How DAB radio became computer matter

The ongoing developments in digital processors have made them incredibly fast. The time to execute software programs (such as electronic functions) became shorter and shorter until the point where traditional analogue signal handling circuits became obsolete.

Today there is a choice to either develop electronic circuits to handle analog electrical signals or transform the electrical signals into numbers that a digital computer can handle. The conversion of signals to numbers we call digitizing signals is done with an electronic circuit called an analog-to-digital converter (ADC). After digital processing, the obtained digital signal can be converted back to a continuous analogue signal.

In most cases the conversion of the signal to the digital domain, handling it by software and reconverting it to the analogue domain is easier, more precise, and less costly than developing a particular electronic circuit to do the same operation.

The method is called digital signal processing. DAB is a typical electronic system that could not be realized by using traditional electronic circuits. The signal processing needs to be so precise that the traditional electronic circuits could never attain the precision needed to make DAB work. DAB is nothing more than a lot of digital signal handling, which a personal computer can handle easily.

In fact, all the audio and base-band signals, even the base-band modulator, can be treated by software on a personal computer.
Only the (analogue) RF part (read transmitter) will have to use traditional electronics.

The RF part can be realized with standard SDR technology (Software Defined Radio). These are standard circuits which receive a digital base-band signal produced by a computer and transform this signal to the RF pass-band to be amplified and transmitted (converted by the antenna in electromagnetic waves).

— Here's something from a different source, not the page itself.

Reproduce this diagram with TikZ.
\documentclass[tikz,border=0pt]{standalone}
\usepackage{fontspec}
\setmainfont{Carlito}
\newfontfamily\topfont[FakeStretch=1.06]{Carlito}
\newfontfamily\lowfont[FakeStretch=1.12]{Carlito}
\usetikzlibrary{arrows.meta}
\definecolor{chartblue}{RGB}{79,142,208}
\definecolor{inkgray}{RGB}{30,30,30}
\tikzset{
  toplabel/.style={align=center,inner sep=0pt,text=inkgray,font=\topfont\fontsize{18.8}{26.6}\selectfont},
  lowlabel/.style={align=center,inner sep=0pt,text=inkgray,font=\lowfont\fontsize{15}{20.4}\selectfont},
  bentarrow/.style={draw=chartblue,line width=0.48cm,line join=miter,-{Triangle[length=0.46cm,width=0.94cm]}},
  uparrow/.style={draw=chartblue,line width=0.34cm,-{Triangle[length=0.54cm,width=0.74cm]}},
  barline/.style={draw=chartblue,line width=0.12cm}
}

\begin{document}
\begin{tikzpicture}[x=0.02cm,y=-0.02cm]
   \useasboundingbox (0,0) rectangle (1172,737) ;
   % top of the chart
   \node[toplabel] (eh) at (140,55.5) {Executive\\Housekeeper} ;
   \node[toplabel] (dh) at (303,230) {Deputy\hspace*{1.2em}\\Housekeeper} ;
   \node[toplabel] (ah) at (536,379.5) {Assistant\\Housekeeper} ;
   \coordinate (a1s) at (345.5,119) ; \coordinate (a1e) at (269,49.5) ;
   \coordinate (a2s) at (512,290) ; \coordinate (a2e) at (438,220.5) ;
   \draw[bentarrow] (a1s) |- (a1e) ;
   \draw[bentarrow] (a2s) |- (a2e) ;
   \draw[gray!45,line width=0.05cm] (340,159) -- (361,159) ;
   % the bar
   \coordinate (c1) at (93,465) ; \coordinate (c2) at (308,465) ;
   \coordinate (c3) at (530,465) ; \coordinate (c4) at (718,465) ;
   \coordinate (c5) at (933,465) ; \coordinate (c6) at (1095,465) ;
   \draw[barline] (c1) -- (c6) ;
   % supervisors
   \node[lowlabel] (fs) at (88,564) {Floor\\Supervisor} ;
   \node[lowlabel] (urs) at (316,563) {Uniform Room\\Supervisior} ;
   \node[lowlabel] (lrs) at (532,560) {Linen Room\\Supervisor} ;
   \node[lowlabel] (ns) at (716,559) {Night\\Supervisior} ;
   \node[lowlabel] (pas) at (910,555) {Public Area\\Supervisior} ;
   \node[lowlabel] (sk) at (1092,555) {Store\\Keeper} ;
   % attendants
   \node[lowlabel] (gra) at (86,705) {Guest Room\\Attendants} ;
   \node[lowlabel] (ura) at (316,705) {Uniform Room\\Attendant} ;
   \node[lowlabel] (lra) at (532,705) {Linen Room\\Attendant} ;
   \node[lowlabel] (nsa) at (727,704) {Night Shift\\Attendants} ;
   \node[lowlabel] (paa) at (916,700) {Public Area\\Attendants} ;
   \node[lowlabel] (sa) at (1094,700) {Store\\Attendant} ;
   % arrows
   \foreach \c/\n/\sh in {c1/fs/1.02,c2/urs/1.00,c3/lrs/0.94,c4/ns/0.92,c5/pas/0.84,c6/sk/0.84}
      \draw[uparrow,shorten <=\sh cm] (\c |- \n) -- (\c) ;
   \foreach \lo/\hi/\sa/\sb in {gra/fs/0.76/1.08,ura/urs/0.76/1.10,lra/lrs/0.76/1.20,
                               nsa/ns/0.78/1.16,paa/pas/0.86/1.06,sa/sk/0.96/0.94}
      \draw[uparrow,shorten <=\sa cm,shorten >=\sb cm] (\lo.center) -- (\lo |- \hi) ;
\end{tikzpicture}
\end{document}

The SDR circuit is mainly a physical quadrature modulator with a local oscillator whose frequency can be programmed by the connected personal computer (PC) to the requested transmit frequency.

What did we finally learn about DAB?

  • In DAB, electrical signals are not handled by electronic circuits but by software algorithms on a computer. So, DAB is mostly electronics by software.
  • A necessary electronic circuit to allow signals to be treated by software is the analog-to-digital converter (ADC), which turns continuous signals into discrete number series. Also, the inverse is possible the digital numbers can be converted back into the original continuous signal by a circuit called a digital-to-analogue conversion (DAC).
  • To transmit the prepared DAB signal, we use yet another technology named software-defined radio (SDR) circuit. The core of the SDR circuit is the quadrature modulator.


We must understand three important things to understand DAB:

  • The many DAB software algorithms (what is the software doing exactly?)
  • How are continuous signals transformed to digital signal numbers, and how does the reverse process work?
  • What is quadrature modulation, and how the base-band signal becomes a pass-band signal ready for transmission?